The scientific method works in programming too!

Briefly speaking, the scientific method is the idea that you should formulate a hypothesis about the expected results of an experiment before looking at its actual results. Then compare the actual results to the expected results. In computer science – and software engineering, its applied field – the scientific method seems to be widely neglected though. I read a lot of computer science papers that don’t follow this method and it’s practically absent in software programming (notable exception: TDD).

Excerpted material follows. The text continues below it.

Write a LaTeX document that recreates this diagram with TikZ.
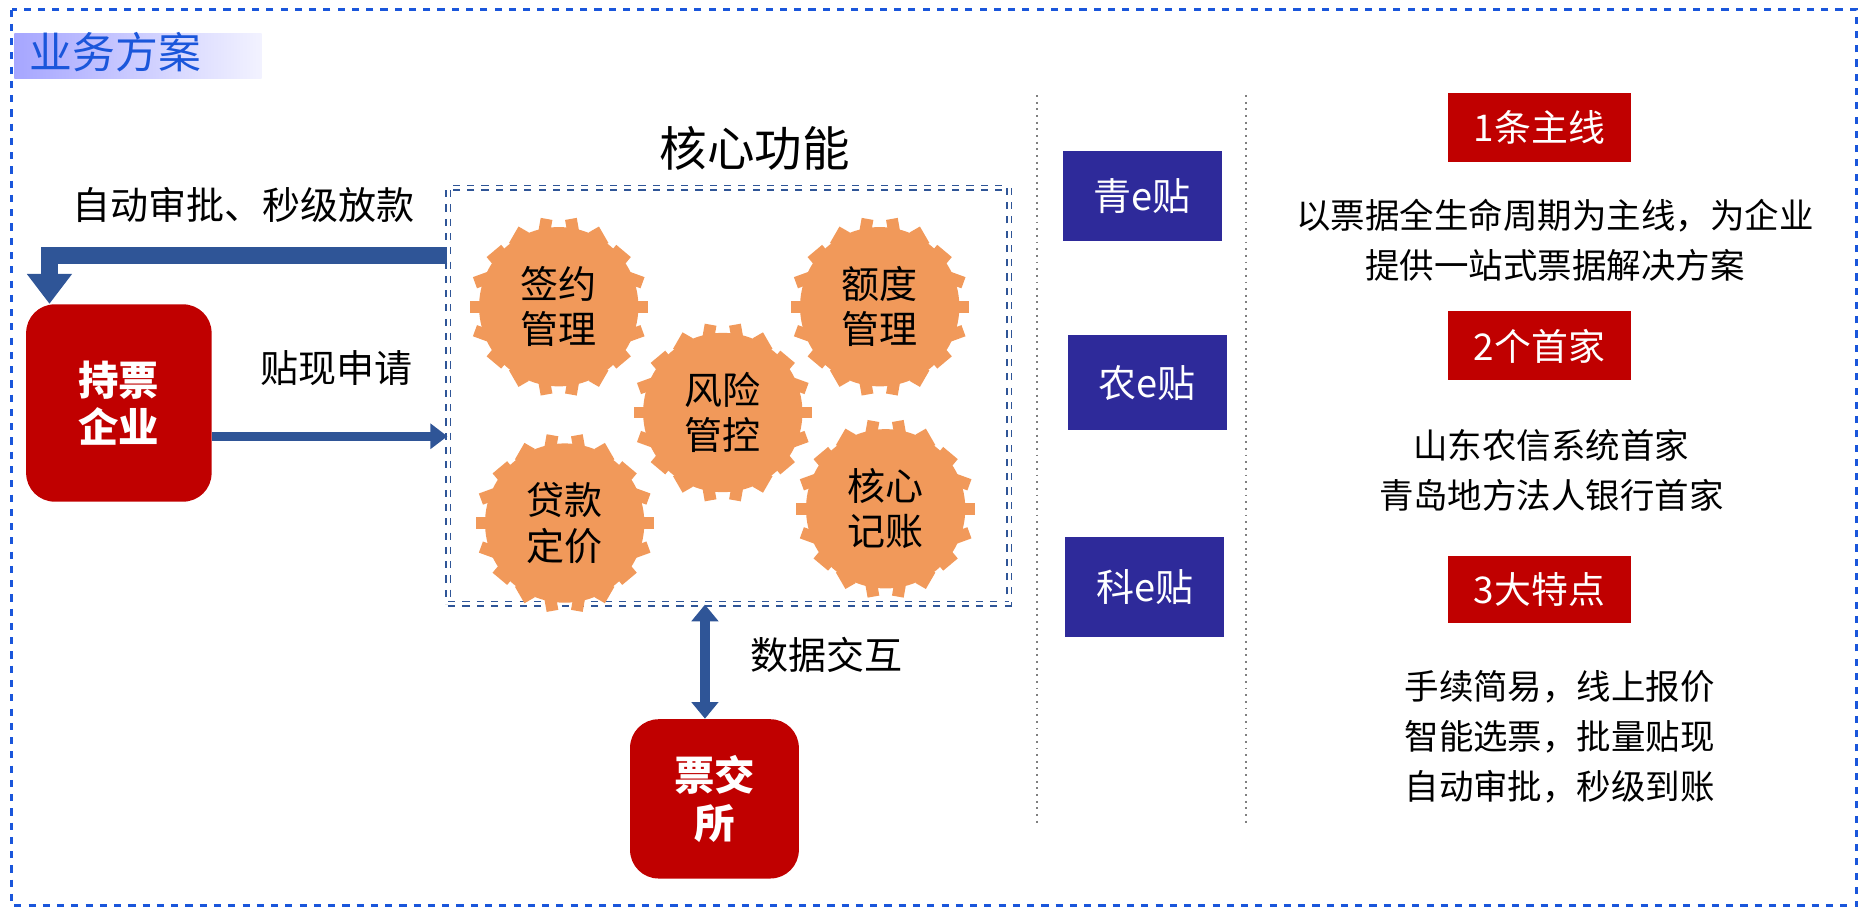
\documentclass[tikz,border=0pt]{standalone}
\usepackage{fontspec}
\setmainfont{Noto Sans CJK SC}
\usetikzlibrary{calc, arrows.meta, positioning}
\definecolor{frameblue}{HTML}{1A56DB}
\definecolor{arrowblue}{HTML}{2F5597}
\definecolor{gearorange}{HTML}{F1995A}
\definecolor{boxred}{HTML}{C00000}
\definecolor{boxpurple}{HTML}{2E2A9A}
\tikzset{
    red box/.style={fill=boxred, text=white, rounded corners=12pt, font=\bfseries\fontsize{17}{20}\selectfont, align=center},
    tag box/.style={fill=boxred, text=white, minimum width=77pt, minimum height=29pt, font=\fontsize{15.5}{18}\selectfont},
    prod box/.style={fill=boxpurple, text=white, minimum width=67pt, minimum height=38pt, font=\fontsize{16}{18}\selectfont},
    label text/.style={font=\fontsize{16}{19}\selectfont},
    info text/.style={font=\fontsize{14.5}{21}\selectfont, align=center},
    flow arrow/.style={draw=arrowblue, line width=#1, -{Triangle[width=2.6*#1, length=1.8*#1]}},
    gear text/.style={font=\fontsize{16}{19}\selectfont, align=center, text=black}
}
\newcommand{\gearat}[3]{%
    \foreach \a in {0,20,...,340}
        \node[fill=gearorange, inner sep=0pt, minimum width=5pt, minimum height=8pt, rotate=\a-90]
            at ($(#1)+(\a:67)$) {};
    \fill[gearorange] (#1) circle[radius=33.5pt];
    \node[gear text] (#2) at (#1) {#3};
}
\begin{document}
\begin{tikzpicture}[x=0.5pt, y=-0.5pt]
    \useasboundingbox (0,0) rectangle (1568,766);
    \draw[frameblue, dashed, line width=1.3pt] (10,8) rectangle (1562,762);

    % title
    \shade[left color=blue!35!white, right color=blue!5!white] (12,28) rectangle (220,66);
    \node[anchor=west, text=frameblue, font=\fontsize{18}{20}\selectfont] (title) at (18,44) {业务方案};

    % core functions
    \node[font=\fontsize{20}{22}\selectfont] (coretitle) at (635,125) {核心功能};
    \node[draw=arrowblue, dashed, double, line width=0.6pt, double distance=1.2pt, minimum width=236pt, minimum height=175pt] (core) at (613,333) {};
    \coordinate (g1) at (470,258);
    \coordinate (g2) at (740,258);
    \coordinate (g3) at (608,347);
    \coordinate (g4) at (475,440);
    \coordinate (g5) at (745,428);
    \gearat{g1}{sign}{签约\\管理}
    \gearat{g2}{quota}{额度\\管理}
    \gearat{g3}{risk}{风险\\管控}
    \gearat{g4}{price}{贷款\\定价}
    \gearat{g5}{ledger}{核心\\记账}

    % enterprise and exchange
    \node[red box, minimum width=78pt, minimum height=83pt] (holder) at (100,339) {持票\\企业};
    \node[red box, minimum width=71pt, minimum height=67pt] (exch) at (601,672) {票交\\所};

    \draw[flow arrow=7pt] (core.west |- 0,215) -| ($(holder.north west)+(20,0)$);
    \draw[flow arrow=4pt] (holder.east |- 0,367) -- (core.west |- 0,367);
    \draw[draw=arrowblue, line width=4pt, {Triangle[width=11pt, length=7pt]}-{Triangle[width=11pt, length=7pt]}] (core.south -| 593,0) -- (exch.north -| 593,0);

    \node[label text] (auto) at (205,172) {自动审批、秒级放款};
    \node[label text] (apply) at (283,310) {贴现申请};
    \node[label text] (data) at (695,551) {数据交互};

    % separators
    \draw[gray, dotted, thick] (872,80) -- (872,692);
    \draw[gray, dotted, thick] (1048,80) -- (1048,692);

    % products
    \node[prod box] (qing) at (961,165) {青e贴};
    \node[prod box, minimum height=40pt] (nong) at (965,322) {农e贴};
    \node[prod box, minimum height=42pt] (ke) at (963,494) {科e贴};

    % highlights
    \node[tag box] (main) at (1295,107) {1条主线};
    \node[info text] (maintext) at (1308,202) {以票据全生命周期为主线，为企业\\提供一站式票据解决方案};
    \node[tag box] (first) at (1295,291) {2个首家};
    \node[info text] (firsttext) at (1305,396) {山东农信系统首家\\青岛地方法人银行首家};
    \node[tag box, minimum height=28pt] (feat) at (1295,496) {3大特点};
    \node[info text] (feattext) at (1312,620) {手续简易，线上报价\\智能选票，批量贴现\\自动审批，秒级到账};
\end{tikzpicture}
\end{document}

This doesn’t have to be case. The scientific method works very well even in the lowliest places of programming. The first time I remember consciously thinking about this topic was in college when I – then a TA – watched students step through code in their debugger. Students single-stepped over lines of code, observing what happens. That’s not how debugging works best. Rather, before you step over a line of code, form a hypothesis about what’s going to happen, and check the expected result against the actual result once you stepped over the line.

Outside single-stepping through lines of code, the scientific method works pretty much during all parts of software developments. Making a change to speed up a part of the program? Estimate how much faster the program is going to run; maybe 10%. If the actual result is far off, you need to backtrack to understand why your understanding of the program didn’t align with reality. Same with A/B testing of GUIs. Is a round button or a rectangular going to lead to more click-throughs? Don’t just test it and see what happens. First, formulate a hypothesis how many more click-throughs you expect from the button change. If the observed user behavior is far off, you don’t understand your users and need to backtrack.

Further reading:

The scientific method works in programming too!

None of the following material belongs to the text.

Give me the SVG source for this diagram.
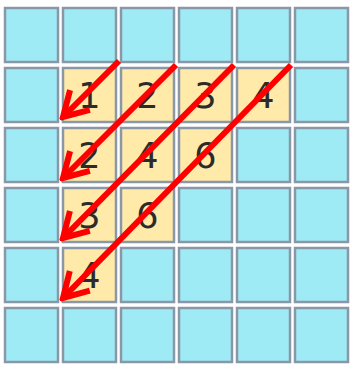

3 thoughts on “The scientific method works in programming too!

  1. Joel says:

    You should formulate an hypothesis on what “THE SCIENTIFIC METHOD WORKS IN PROGRAMMING!” means.
    Then have people program with the scientific method and check that you got the expected result.
    Otherwise this post is not very scientific 🙂
    I mean, what you write here is that it is possible to code with a scientific method. This is a non-information.
    The interesting question is not (IMHO):
    Is it possible?
    but
    has it advantages?

    You seem to think that an advantage is in debugging faster. Conduct an experience, I’ll be happy to read if it works. I am not so sure.This is dueto the fact that expressing the hypothesis of what is going to happen to make it a real scientific method is tedious. For scientific papers I tend to agree more.

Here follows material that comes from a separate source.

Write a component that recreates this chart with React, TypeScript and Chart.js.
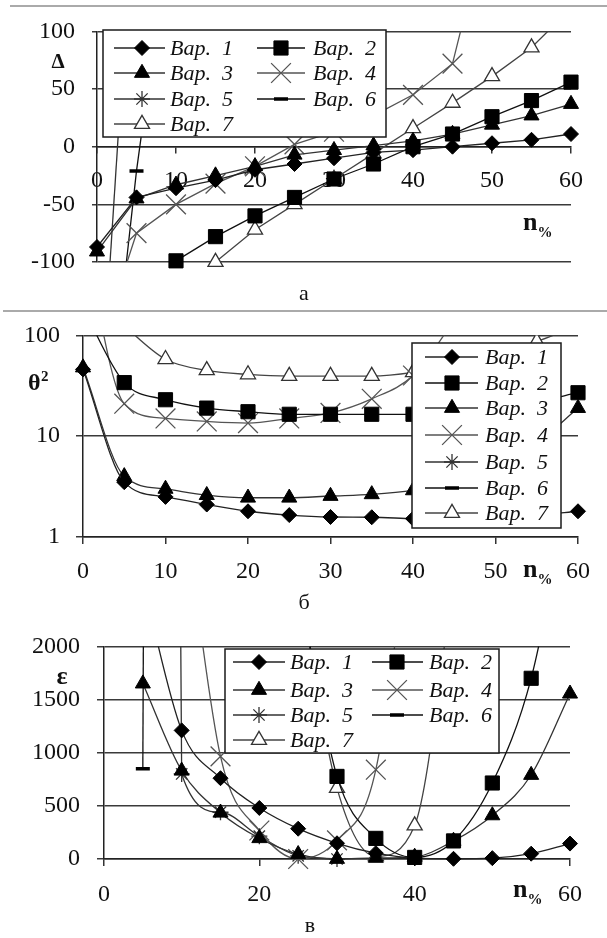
import React, { useEffect, useRef } from 'react';
import { Chart, registerables } from 'chart.js';

Chart.register(...registerables);

const FONT = "'Liberation Serif', 'Times New Roman', serif";

const N_PCT = [0, 5, 10, 15, 20, 25, 30, 35, 40, 45, 50, 55, 60];
const SERIES = ['Вар.  1', 'Вар.  2', 'Вар.  3', 'Вар.  4', 'Вар.  5', 'Вар.  6', 'Вар.  7'];

// panel а : Δ
const DELTA_1 = [-87, -44, -36, -29, -20, -15, -10, -5, -3, 0, 3, 6, 11];
const DELTA_2 = [null, null, -99, -78, -60, -44, -28, -15, 0, 11, 26, 40, 56];
const DELTA_3 = [-91, -45, -33, -25, -17, -7, -3, 1, 5, 11, 19, 27, 37];
const DELTA_4 = [-180, -75, -50, -32, -17, 2, 13, 27, 45, 72, 210, null, null];
const DELTA_5 = [-275, 255, null, null, null, null, null, null, null, null, null, null, null];
const DELTA_6 = [-330, -21, 230, null, null, null, null, null, null, null, null, null, null];
const DELTA_7 = [null, null, null, -100, -72, -50, -28, -6, 16, 38, 61, 86, 120];

// panel б : θ²
const THETA_1 = [46, 3.5, 2.5, 2.1, 1.8, 1.65, 1.58, 1.57, 1.52, 1.5, 1.55, 1.65, 1.8];
const THETA_2 = [185, 34, 23, 19, 17.5, 16.5, 16.5, 16.5, 16.5, 17, 19, 22, 27];
const THETA_3 = [48, 4.0, 3.0, 2.6, 2.45, 2.45, 2.55, 2.65, 2.9, 3.5, 5, 8.5, 19];
const THETA_4 = [1000, 21, 15, 14, 13.5, 15, 17, 23.5, 40, 140, null, null, null];
const THETA_5 = [null, null, null, null, null, null, null, null, null, null, null, null, null];
const THETA_6 = [null, null, null, null, null, null, null, null, null, null, null, null, null];
const THETA_7 = [300, 125, 58, 45, 41, 39.5, 39.5, 39.5, 43, 52, 65, 87, 125];

// panel в : ε
const EPS_1 = [null, 2600, 1210, 760, 480, 285, 148, 55, 8, 2, 8, 50, 145];
const EPS_2 = [null, null, null, null, null, 2600, 777, 194, 15, 170, 715, 1700, 3500];
const EPS_3 = [null, 1650, 830, 435, 195, 45, 0, 10, 20, 170, 410, 790, 1555];
const EPS_4 = [null, null, 3500, 965, 268, 0, 175, 840, 3500, null, null, null, null];
const EPS_5 = [null, 60000, 800, 440, 215, 30, 0, null, null, null, null, null, null];
const EPS_6 = [null, 850, 90000, null, null, null, null, null, null, null, null, null, null];
const EPS_7 = [null, null, null, null, null, 2600, 667, 25, 315, 2600, null, null, null];

const X_TICKS_AB = [0, 10, 20, 30, 40, 50, 60];
const X_TICKS_C = [0, 20, 40, 60];
const Y_TICKS_A = [-100, -50, 0, 50, 100];
const Y_TICKS_B = [1, 10, 100];
const Y_TICKS_C = [0, 500, 1000, 1500, 2000];

type Num = number | null;

const STYLES = [
  { point: 'rectRot', r: 7.5, fill: '#000', stroke: '#000', pbw: 1, line: '#222' },
  { point: 'rect', r: 10, fill: '#000', stroke: '#000', pbw: 1, line: '#111' },
  { point: 'triangle', r: 8.7, fill: '#000', stroke: '#000', pbw: 1, line: '#333' },
  { point: 'crossRot', r: 14, fill: 'rgba(0,0,0,0)', stroke: '#555', pbw: 1.3, line: '#555' },
  { point: 'star', r: 8, fill: 'rgba(0,0,0,0)', stroke: '#333', pbw: 1.3, line: '#333' },
  { point: 'line', r: 7, fill: '#000', stroke: '#000', pbw: 3.5, line: '#111' },
  { point: 'triangle', r: 8.7, fill: '#fff', stroke: '#333', pbw: 1.3, line: '#444' },
];

function buildDatasets(values: Num[][], monotone: boolean, clipBottom: boolean[], straight: number[]) {
  return values.map((vals, i) => {
    const st = STYLES[i];
    const smooth = monotone && straight.indexOf(i) < 0;
    return {
      label: SERIES[i],
      data: N_PCT.map((x, j) => ({ x, y: vals[j] })),
      borderColor: st.line,
      borderWidth: 1.3,
      pointStyle: st.point,
      pointRadius: st.r,
      pointHoverRadius: st.r,
      pointBackgroundColor: st.fill,
      pointBorderColor: st.stroke,
      pointBorderWidth: st.pbw,
      tension: 0,
      cubicInterpolationMode: smooth ? 'monotone' : 'default',
      spanGaps: false,
      clip: { left: 14, right: 14, top: 0, bottom: clipBottom[i] ? 14 : 0 },
    };
  });
}

function xScale(ticksArr: number[], position: any, tickLength: number, padding: number, height?: number) {
  return {
    type: 'linear',
    axis: 'x',
    position,
    min: 0,
    max: 60,
    afterBuildTicks: (s: any) => { s.ticks = ticksArr.map((v) => ({ value: v })); },
    afterFit: (s: any) => { if (height) s.height = height; },
    ticks: { font: { family: FONT, size: 24 }, color: '#111', padding, maxRotation: 0, autoSkip: false },
    grid: { drawOnChartArea: false, drawTicks: true, tickLength, color: '#333', lineWidth: 1.5 },
    border: { display: true, color: '#222', width: 1.5 },
  };
}

function yScale(type: string, min: number, max: number, ticksArr: number[], width: number, tickLength: number, padding: number) {
  return {
    type,
    position: 'left',
    min,
    max,
    afterBuildTicks: (s: any) => { s.ticks = ticksArr.map((v) => ({ value: v })); },
    afterFit: (s: any) => { s.width = width; },
    ticks: { font: { family: FONT, size: 24 }, color: '#111', padding, callback: (v: any) => String(v) },
    grid: { color: '#3a3a3a', lineWidth: 1.5, tickLength, drawTicks: true },
    border: { display: true, color: '#222', width: 1.5 },
  };
}

function drawMarker(ctx: CanvasRenderingContext2D, st: any, x: number, y: number) {
  const r = st.r;
  ctx.save();
  ctx.lineWidth = st.pbw;
  ctx.strokeStyle = st.stroke;
  ctx.fillStyle = st.fill;
  ctx.beginPath();
  if (st.point === 'rectRot') {
    ctx.moveTo(x - r, y); ctx.lineTo(x, y - r); ctx.lineTo(x + r, y); ctx.lineTo(x, y + r); ctx.closePath();
    ctx.fill(); ctx.stroke();
  } else if (st.point === 'rect') {
    const s = r * Math.SQRT1_2;
    ctx.rect(x - s, y - s, 2 * s, 2 * s); ctx.fill(); ctx.stroke();
  } else if (st.point === 'triangle') {
    for (let k = 0; k < 3; k++) {
      const a = (k * 2 * Math.PI) / 3;
      const px = x + Math.sin(a) * r, py = y - Math.cos(a) * r;
      if (k === 0) ctx.moveTo(px, py); else ctx.lineTo(px, py);
    }
    ctx.closePath(); ctx.fill(); ctx.stroke();
  } else if (st.point === 'crossRot' || st.point === 'star') {
    const d = r * Math.SQRT1_2;
    ctx.moveTo(x - d, y - d); ctx.lineTo(x + d, y + d);
    ctx.moveTo(x - d, y + d); ctx.lineTo(x + d, y - d);
    if (st.point === 'star') { ctx.moveTo(x, y - r); ctx.lineTo(x, y + r); ctx.moveTo(x - r, y); ctx.lineTo(x + r, y); }
    ctx.stroke();
  } else if (st.point === 'line') {
    ctx.moveTo(x - r, y); ctx.lineTo(x + r, y); ctx.stroke();
  }
  ctx.restore();
}

type LegendSpec = { box: number[]; cols: { x0: number; x1: number; m: number; t: number }[]; rows: number[]; twoCols: boolean };

function drawLegend(ctx: CanvasRenderingContext2D, spec: LegendSpec) {
  const [bx, by, bw, bh] = spec.box;
  ctx.save();
  ctx.fillStyle = '#fff';
  ctx.fillRect(bx, by, bw, bh);
  ctx.strokeStyle = '#1a1a1a';
  ctx.lineWidth = 1.5;
  ctx.strokeRect(bx, by, bw, bh);
  SERIES.forEach((name, i) => {
    const col = spec.twoCols ? i % 2 : 0;
    const row = spec.twoCols ? Math.floor(i / 2) : i;
    const c = spec.cols[col];
    const y = spec.rows[row];
    const st = STYLES[i];
    ctx.strokeStyle = st.line;
    ctx.lineWidth = 1.4;
    ctx.beginPath(); ctx.moveTo(c.x0, y); ctx.lineTo(c.x1, y); ctx.stroke();
    drawMarker(ctx, st, c.m, y);
    ctx.fillStyle = '#111';
    ctx.font = `italic 22px ${FONT}`;
    ctx.textBaseline = 'middle';
    ctx.textAlign = 'left';
    ctx.fillText(name, c.t, y + 1);
  });
  ctx.restore();
}

function drawNPct(ctx: CanvasRenderingContext2D, x: number, base: number) {
  ctx.fillStyle = '#111';
  ctx.textAlign = 'left';
  ctx.textBaseline = 'alphabetic';
  ctx.font = `bold 26px ${FONT}`;
  ctx.fillText('n', x, base);
  const w = ctx.measureText('n').width;
  ctx.font = `bold 15px ${FONT}`;
  ctx.fillText('%', x + w, base + 7);
}

function drawCaption(ctx: CanvasRenderingContext2D, text: string, x: number, base: number) {
  ctx.fillStyle = '#111';
  ctx.font = `22px ${FONT}`;
  ctx.textAlign = 'center';
  ctx.textBaseline = 'alphabetic';
  ctx.fillText(text, x, base);
}

function sepLine(ctx: CanvasRenderingContext2D, x0: number, y: number) {
  ctx.strokeStyle = '#aaa';
  ctx.lineWidth = 2;
  ctx.beginPath(); ctx.moveTo(x0, y); ctx.lineTo(607, y); ctx.stroke();
}

function extras(draw: (ctx: CanvasRenderingContext2D) => void) {
  return {
    id: 'extras',
    afterDraw(chart: any) {
      const ctx = chart.ctx as CanvasRenderingContext2D;
      ctx.save();
      draw(ctx);
      ctx.restore();
    },
  };
}

const baseOptions = (padding: any) => ({
  responsive: false,
  animation: false,
  devicePixelRatio: 1,
  events: [],
  layout: { padding },
  plugins: { legend: { display: false }, tooltip: { enabled: false } },
});

function configA(): any {
  return {
    type: 'line',
    data: {
      datasets: buildDatasets(
        [DELTA_1, DELTA_2, DELTA_3, DELTA_4, DELTA_5, DELTA_6, DELTA_7],
        false,
        [true, true, true, false, false, false, true],
        []
      ),
    },
    options: {
      ...baseOptions({ top: 29, bottom: 43, left: 0, right: 36 }),
      scales: {
        x: xScale(X_TICKS_AB, { y: 0 }, 6, 14),
        y: yScale('linear', -100, 100, Y_TICKS_A, 97, 5, 17),
      },
    },
    plugins: [
      extras((ctx) => {
        sepLine(ctx, 10, 6);
        ctx.fillStyle = '#111';
        ctx.font = `bold 21px ${FONT}`;
        ctx.textAlign = 'center';
        ctx.textBaseline = 'alphabetic';
        ctx.fillText('Δ', 58, 68);
        drawNPct(ctx, 523, 230);
        drawCaption(ctx, 'а', 304, 300);
        drawLegend(ctx, {
          box: [103, 30, 283, 107],
          cols: [
            { x0: 114, x1: 165, m: 142, t: 170 },
            { x0: 257, x1: 305, m: 281, t: 313 },
          ],
          rows: [48, 73, 99, 124],
          twoCols: true,
        });
      }),
    ],
  };
}

function configB(): any {
  return {
    type: 'line',
    data: {
      datasets: buildDatasets(
        [THETA_1, THETA_2, THETA_3, THETA_4, THETA_5, THETA_6, THETA_7],
        true,
        [true, true, true, true, true, true, true],
        []
      ),
    },
    options: {
      ...baseOptions({ top: 29, bottom: 0, left: 0, right: 29 }),
      scales: {
        x: xScale(X_TICKS_AB, 'bottom', 7, 13, 78),
        y: yScale('logarithmic', 1, 100, Y_TICKS_B, 83, 7, 16),
      },
    },
    plugins: [
      extras((ctx) => {
        sepLine(ctx, 3, 6);
        ctx.fillStyle = '#111';
        ctx.textAlign = 'left';
        ctx.textBaseline = 'alphabetic';
        ctx.font = `bold 24px ${FONT}`;
        ctx.fillText('θ', 28, 85);
        ctx.font = `bold 15px ${FONT}`;
        ctx.fillText('2', 41, 76);
        drawNPct(ctx, 523, 272);
        drawCaption(ctx, 'б', 304, 304);
        drawLegend(ctx, {
          box: [412, 38, 149, 185],
          cols: [{ x0: 425, x1: 478, m: 452, t: 485 }],
          rows: [52, 78, 103, 130, 157, 183, 208],
          twoCols: false,
        });
      }),
    ],
  };
}

function configC(): any {
  return {
    type: 'line',
    data: {
      datasets: buildDatasets(
        [EPS_1, EPS_2, EPS_3, EPS_4, EPS_5, EPS_6, EPS_7],
        true,
        [true, true, true, true, true, true, true],
        [5]
      ),
    },
    options: {
      ...baseOptions({ top: 28, bottom: 0, left: 0, right: 37 }),
      scales: {
        x: xScale(X_TICKS_C, 'bottom', 7, 14, 79),
        y: yScale('linear', 0, 2000, Y_TICKS_C, 104, 7, 17),
      },
    },
    plugins: [
      extras((ctx) => {
        ctx.fillStyle = '#111';
        ctx.textAlign = 'center';
        ctx.textBaseline = 'alphabetic';
        ctx.font = `bold 26px ${FONT}`;
        ctx.fillText('ε', 62, 69);
        drawNPct(ctx, 513, 282);
        drawCaption(ctx, 'в', 310, 317);
        drawLegend(ctx, {
          box: [225, 34, 274, 104],
          cols: [
            { x0: 233, x1: 285, m: 259, t: 290 },
            { x0: 372, x1: 423, m: 397, t: 429 },
          ],
          rows: [47, 75, 100, 125],
          twoCols: true,
        });
      }),
    ],
  };
}

function Panel({ top, height, make }: { top: number; height: number; make: () => any }) {
  const ref = useRef<HTMLCanvasElement>(null);
  useEffect(() => {
    const chart = new Chart(ref.current as HTMLCanvasElement, make());
    return () => chart.destroy();
  }, []);
  return (
    <canvas
      ref={ref}
      width={607}
      height={height}
      style={{ position: 'absolute', left: 0, top, width: 607, height, display: 'block' }}
    />
  );
}

export default function App() {
  return (
    <div style={{ position: 'absolute', left: 0, top: 0, width: 607, height: 938, background: '#fff' }}>
      <Panel top={0} height={305} make={configA} />
      <Panel top={305} height={310} make={configB} />
      <Panel top={615} height={323} make={configC} />
    </div>
  );
}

    Now in terms of computer science, I think that these notions:
    http://en.wikipedia.org/wiki/Precondition
    http://en.wikipedia.org/wiki/Postcondition
    are used and match the “scientific method”. But these are used either in specific theory fields or in specific development fields, were the time investment needed to write these conditions is worth it (nuclear power, airplanes, micro processors…)

    Best,

    Joel

  2. gr1m4c3 says:

    Dear programmers,
    Here’s a cool trick (which is directly related to this blog entry) to a.) save yourself from writing a bunch of code which is quickly thrown away or immediately rewritten, b.) not have to write nearly as much documentation, and c.) ensure that the documentation is never outdated. When your manager / project lead gives you a task, require it to be in the form of documentation. This way, the documentation always matches the code, and if it doesn’t it’s a coding error, not a matter of outdated documentation. Managers and projects leads should not fear the extra work, as it’s a way to ensure that they get what you ask for the first time around. It is not a difficult change, but it can have a profound impact.

    Hypothesis: If you implement this workflow, you will have more accurate documentation, tasks will get done faster, and programmers will understand the requirements better, and thus be able to spot issues in the request before spending any time writing code. The end result: the code matches the intent more closely. If the design is being done properly, this will result in less bugs and a cheaper maintenance phase of the product life-cycle. Whether or not your product will be easy to extend will be a function of how well it was designed, which is what this workflow is dependent on. If you implement this workflow and find that this isn’t the case, then you’ve probably uncovered the real problem, which is a crummy design.

    Sebastian,
    Feel free to re-post this in your blog. Attribute it to me, or not, I don’t really care. It’s more important to spread the ideas than to feed my ego.